先日、「シー・イズ・オーシャン」という映画を見たのですが、その後、不肖わたくし、無性に海が見たくなってしまい…絵も見たいし、海の見える美術館に行きたいな、と思いついたのがこちらの美術館。今は香月泰男のシベリア・シリーズが全点見られるそうだし…ということで、早速、行ってまいりました。例によって、鑑賞前に腹ごしらえですが、この日は葉山マリーナの中にある「青羅」へ。オーシャンビューの高級中華ですが、頼んだのは五目焼きそばと春巻き(笑)。どちらも美味しかったです。中国茶がポットでサーブされたのも嬉しかったな…。

さて、お腹もふくれたところで美術館へ。今年が生誕110年となる香月泰男の展覧会です。展示は制作年順で、氏が東京美術学校に入学した頃の作品から始まります。色彩も豊かで抒情的な作風の作品が続きます。梅原龍三郎の影響を受けたと思わしき作品も。そして、1948年の「埋葬」に眼が留まります。この作品がシベリア・シリーズの2作目になるようです。その後、氏がシベリア・シリーズを本格的に描き始めたのは1959年からでした。戦争とシベリア抑留時代を描くのには戦後10年以上の歳月が必要だったということでしょうか…。それまでの作品とは打って変わった黒と黄土色の世界。「涅槃」は黄泉の光景のよう。

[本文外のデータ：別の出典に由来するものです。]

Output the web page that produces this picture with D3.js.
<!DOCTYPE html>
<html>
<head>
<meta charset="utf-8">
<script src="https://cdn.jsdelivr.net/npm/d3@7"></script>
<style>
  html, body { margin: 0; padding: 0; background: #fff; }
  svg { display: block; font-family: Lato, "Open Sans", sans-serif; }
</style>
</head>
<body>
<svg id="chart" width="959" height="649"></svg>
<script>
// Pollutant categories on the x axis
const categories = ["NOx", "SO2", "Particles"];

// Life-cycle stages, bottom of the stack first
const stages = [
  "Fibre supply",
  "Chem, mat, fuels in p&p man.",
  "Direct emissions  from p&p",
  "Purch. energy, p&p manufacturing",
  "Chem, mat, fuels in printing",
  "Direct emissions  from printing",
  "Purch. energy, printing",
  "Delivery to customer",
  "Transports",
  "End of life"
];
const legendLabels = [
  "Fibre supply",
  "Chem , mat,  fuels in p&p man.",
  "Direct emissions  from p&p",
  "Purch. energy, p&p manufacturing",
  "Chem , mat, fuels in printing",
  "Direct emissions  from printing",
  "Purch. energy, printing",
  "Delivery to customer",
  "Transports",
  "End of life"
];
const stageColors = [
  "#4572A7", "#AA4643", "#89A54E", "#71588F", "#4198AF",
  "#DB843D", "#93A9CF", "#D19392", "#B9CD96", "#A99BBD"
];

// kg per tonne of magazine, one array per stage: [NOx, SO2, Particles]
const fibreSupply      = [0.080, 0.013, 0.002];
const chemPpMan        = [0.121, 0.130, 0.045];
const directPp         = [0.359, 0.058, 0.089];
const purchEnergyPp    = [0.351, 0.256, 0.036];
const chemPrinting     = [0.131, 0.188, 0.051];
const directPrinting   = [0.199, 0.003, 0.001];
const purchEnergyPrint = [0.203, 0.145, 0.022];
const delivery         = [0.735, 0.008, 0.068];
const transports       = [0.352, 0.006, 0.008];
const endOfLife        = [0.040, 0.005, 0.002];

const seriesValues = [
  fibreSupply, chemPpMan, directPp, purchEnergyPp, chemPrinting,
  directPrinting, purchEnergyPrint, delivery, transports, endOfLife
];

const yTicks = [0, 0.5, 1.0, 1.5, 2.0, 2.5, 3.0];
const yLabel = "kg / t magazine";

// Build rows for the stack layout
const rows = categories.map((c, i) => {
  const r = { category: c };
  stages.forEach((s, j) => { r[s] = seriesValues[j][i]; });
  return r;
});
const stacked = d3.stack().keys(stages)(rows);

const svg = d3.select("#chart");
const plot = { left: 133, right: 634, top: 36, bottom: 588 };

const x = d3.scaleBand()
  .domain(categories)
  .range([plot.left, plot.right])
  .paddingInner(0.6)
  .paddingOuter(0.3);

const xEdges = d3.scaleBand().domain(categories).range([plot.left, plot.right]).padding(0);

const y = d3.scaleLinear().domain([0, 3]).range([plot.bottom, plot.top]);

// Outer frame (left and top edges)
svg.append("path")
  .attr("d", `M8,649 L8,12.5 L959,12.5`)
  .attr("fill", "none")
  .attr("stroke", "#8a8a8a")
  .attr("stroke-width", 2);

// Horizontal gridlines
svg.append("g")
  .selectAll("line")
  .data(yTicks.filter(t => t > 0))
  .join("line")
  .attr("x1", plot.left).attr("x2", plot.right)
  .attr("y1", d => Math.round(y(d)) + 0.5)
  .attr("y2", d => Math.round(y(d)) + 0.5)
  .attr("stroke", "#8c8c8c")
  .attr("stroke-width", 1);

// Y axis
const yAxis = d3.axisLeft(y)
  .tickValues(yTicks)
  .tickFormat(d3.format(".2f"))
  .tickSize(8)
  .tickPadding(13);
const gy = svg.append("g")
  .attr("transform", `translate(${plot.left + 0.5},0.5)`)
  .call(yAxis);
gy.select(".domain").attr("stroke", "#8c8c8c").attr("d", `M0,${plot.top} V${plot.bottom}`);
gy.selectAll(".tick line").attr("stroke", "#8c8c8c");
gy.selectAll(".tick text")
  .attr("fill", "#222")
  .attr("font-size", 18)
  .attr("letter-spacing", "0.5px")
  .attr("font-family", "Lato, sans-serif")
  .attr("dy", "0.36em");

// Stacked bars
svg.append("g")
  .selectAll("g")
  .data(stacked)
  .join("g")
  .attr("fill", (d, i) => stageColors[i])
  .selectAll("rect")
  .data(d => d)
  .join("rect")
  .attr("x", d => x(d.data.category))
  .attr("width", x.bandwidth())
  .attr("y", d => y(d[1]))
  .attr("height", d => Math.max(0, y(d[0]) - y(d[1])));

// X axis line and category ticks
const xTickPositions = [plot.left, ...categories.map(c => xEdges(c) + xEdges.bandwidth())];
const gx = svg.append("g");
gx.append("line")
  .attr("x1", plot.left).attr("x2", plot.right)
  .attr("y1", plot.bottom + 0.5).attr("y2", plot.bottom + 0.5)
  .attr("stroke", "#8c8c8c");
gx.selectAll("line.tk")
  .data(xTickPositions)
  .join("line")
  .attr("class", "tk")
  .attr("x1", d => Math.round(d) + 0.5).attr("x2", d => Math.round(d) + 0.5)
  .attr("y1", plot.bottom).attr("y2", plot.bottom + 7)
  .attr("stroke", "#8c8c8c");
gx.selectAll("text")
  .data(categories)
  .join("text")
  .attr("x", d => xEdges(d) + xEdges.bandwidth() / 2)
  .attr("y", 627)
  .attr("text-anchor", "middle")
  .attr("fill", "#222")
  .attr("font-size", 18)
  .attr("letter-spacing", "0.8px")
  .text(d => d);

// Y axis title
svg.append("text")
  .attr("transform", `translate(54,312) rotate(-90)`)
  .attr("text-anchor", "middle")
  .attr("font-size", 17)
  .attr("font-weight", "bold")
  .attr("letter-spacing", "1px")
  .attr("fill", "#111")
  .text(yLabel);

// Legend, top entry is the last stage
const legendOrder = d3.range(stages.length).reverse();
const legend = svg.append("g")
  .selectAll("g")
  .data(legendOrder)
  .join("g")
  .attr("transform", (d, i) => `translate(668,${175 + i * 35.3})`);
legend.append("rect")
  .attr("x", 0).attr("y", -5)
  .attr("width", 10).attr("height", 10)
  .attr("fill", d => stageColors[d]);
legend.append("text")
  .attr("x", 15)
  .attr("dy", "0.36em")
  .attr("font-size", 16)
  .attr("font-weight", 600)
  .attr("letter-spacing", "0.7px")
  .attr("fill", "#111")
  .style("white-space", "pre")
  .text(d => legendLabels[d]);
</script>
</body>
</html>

「黒い太陽」からは輝かしい太陽すら黒く見えるほどの絶望を感じます。「復員」は地獄からの生還のようにも見え…。声なき咆哮が聴こえてきそうな作品の数々。シベリア・シリーズには氏の言葉も添えられていますが、その淡々とした調子からかえって戦地の過酷さが伝わってきます。一方で、シベリアの広大な自然を描いた作品もありました。そこに束の間、美を見出すことが救いだったのかもしれません。1969年の「青の太陽」も忘れ難い作品です。その後、亡くなる1974年までシベリア・シリーズを描き続けることになりますが、展覧会では同時期に描かれたシリーズ以外の作品ともあわせて展示されています。ささやかな幸せを描いた作品の数々。没年に描かれた「雪の朝」になぜか胸を衝かれるような思いがしました…。

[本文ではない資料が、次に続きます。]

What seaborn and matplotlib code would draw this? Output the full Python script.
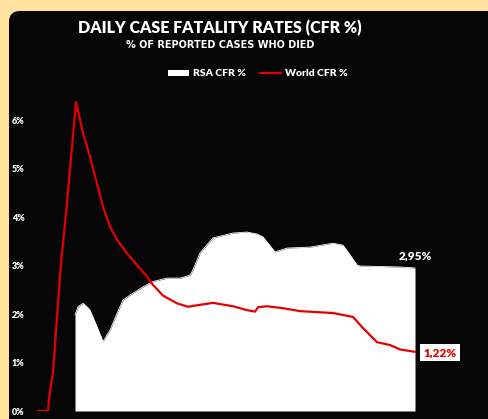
import matplotlib
matplotlib.use("Agg")
import matplotlib.pyplot as plt
import seaborn as sns
from matplotlib.patches import FancyBboxPatch, Patch
from matplotlib.lines import Line2D

# ---- data (day index, CFR %) ----
world_day = [0, 11, 12, 13, 16, 23, 30, 39, 46, 53, 60, 66, 73, 80, 90, 100, 110, 116, 126, 140, 151,
             163, 176, 196, 210, 218, 221, 230, 246, 263, 296, 316, 326, 340, 353, 363, 378]
world_cfr = [0, 0, 0.25, 0.4, 0.8, 2.8, 4.3, 6.37, 5.73, 5.24, 4.69, 4.21, 3.80, 3.53, 3.25, 3.01, 2.77,
             2.60, 2.38, 2.22, 2.15, 2.19, 2.23, 2.16, 2.08, 2.05, 2.14, 2.16, 2.12, 2.06, 2.02, 1.94,
             1.71, 1.42, 1.36, 1.27, 1.22]

rsa_day = [38, 41, 46, 50, 53, 60, 66, 73, 80, 86, 96, 106, 116, 130, 143, 153, 156, 163, 176, 196,
           210, 220, 226, 238, 250, 273, 296, 306, 313, 320, 323, 363, 378]
rsa_cfr = [1.98, 2.15, 2.22, 2.15, 2.08, 1.74, 1.43, 1.67, 2.01, 2.29, 2.43, 2.56, 2.67, 2.74, 2.74,
           2.80, 2.91, 3.26, 3.57, 3.67, 3.69, 3.65, 3.59, 3.28, 3.36, 3.38, 3.46, 3.42, 3.22, 3.01,
           2.99, 2.97, 2.95]

y_ticks = [0, 1, 2, 3, 4, 5, 6]
y_labels = [f"{v}%" for v in y_ticks]

title = "DAILY CASE FATALITY RATES (CFR %)"
subtitle = "% OF REPORTED CASES WHO DIED"
series_names = ["RSA CFR %", "World CFR %"]
end_labels = ["2,95%", "1,22%"]

BEIGE = "#FDE39D"
PANEL = "#060606"
RED = "#E60000"

sns.set_theme(style="dark")
plt.rcParams["font.family"] = ["Lato", "DejaVu Sans"]

W, H = 488, 419
fig = plt.figure(figsize=(W / 100, H / 100), dpi=100)
fig.patch.set_facecolor(BEIGE)

# background panel (pixel coordinates axes)
bg = fig.add_axes([0, 0, 1, 1])
bg.set_xlim(0, W)
bg.set_ylim(H, 0)
bg.axis("off")
bg.add_patch(FancyBboxPatch((9, 11), 700, 700, boxstyle="round,pad=0,rounding_size=11",
                            facecolor=PANEL, edgecolor="none"))

ax = fig.add_axes([37 / W, 1 - 411 / H, 395 / W, 321 / H])
ax.set_facecolor("none")
ax.set_xlim(0, 395)
ax.set_ylim(0, 6.62)

ax.fill_between(rsa_day, rsa_cfr, 0, color="white", lw=0, zorder=2)
sns.lineplot(x=rsa_day, y=rsa_cfr, ax=ax, color="white", lw=0.6, zorder=2)
sns.lineplot(x=world_day, y=world_cfr, ax=ax, color=RED, lw=1.6, zorder=3)

for s in ax.spines.values():
    s.set_visible(False)
ax.grid(False)
ax.set_xticks([])
ax.set_yticks(y_ticks)
ax.set_yticklabels(y_labels, color="white", fontsize=6.5, fontweight="heavy")
ax.tick_params(axis="y", length=0, pad=9)
ax.set_xlabel("")
ax.set_ylabel("")

ax.annotate(end_labels[0], xy=(rsa_day[-1], rsa_cfr[-1]), xytext=(0, 12),
            textcoords="offset pixels", ha="center", va="center",
            color="white", fontsize=8.5, fontweight="heavy")
ax.annotate(end_labels[1], xy=(world_day[-1], world_cfr[-1]), xytext=(25, -1),
            textcoords="offset pixels", ha="center", va="center",
            color=RED, fontsize=8.5, fontweight="heavy",
            bbox=dict(boxstyle="square,pad=0.25", facecolor="white", edgecolor="none"))

fig.text(220 / W, 1 - 28 / H, title, ha="center", va="center", color="white",
         fontsize=11.5, fontweight="heavy")
fig.text(220 / W, 1 - 45 / H, subtitle, ha="center", va="center", color="white",
         fontsize=7, fontweight="bold", family=["DejaVu Sans"])

handles = [Patch(facecolor="white", edgecolor="none"),
           Line2D([0], [0], color=RED, lw=1.6)]
leg = fig.legend(handles, series_names, loc="center", bbox_to_anchor=(258 / W, 1 - 74 / H),
                 ncol=2, frameon=False, fontsize=7.5, handlelength=2.0, handleheight=0.5,
                 handletextpad=0.4, columnspacing=1.3, borderaxespad=0)
for t in leg.get_texts():
    t.set_color("white")
    t.set_fontweight("heavy")

fig.savefig("out.png", dpi=100, facecolor=BEIGE)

コレクション展の「内なる風景」では、香月泰男展にちなんで氏と親交のあった人の作品や、戦争に向き合った作品が展示されていました。松本竣介「立てる像」には強烈に目が惹きつけられます。澤田哲郎「シベリアの密葬」は静かな悲しみを感じる作品。戦争がもたらすものを画家たちが作品という形で伝えてくれていたのですね…。

帰りに近くの海岸に寄り、ひさびさに砂浜に座って海を眺めました。いい年こいて子どものように波に足を突っ込んでみたり…。波音の聴ける距離で海を見たのはいったい何年ぶりだか思い出せないくらいですが、やっぱり海はいいですよね…また海の見える美術館に行きたいなぁ…。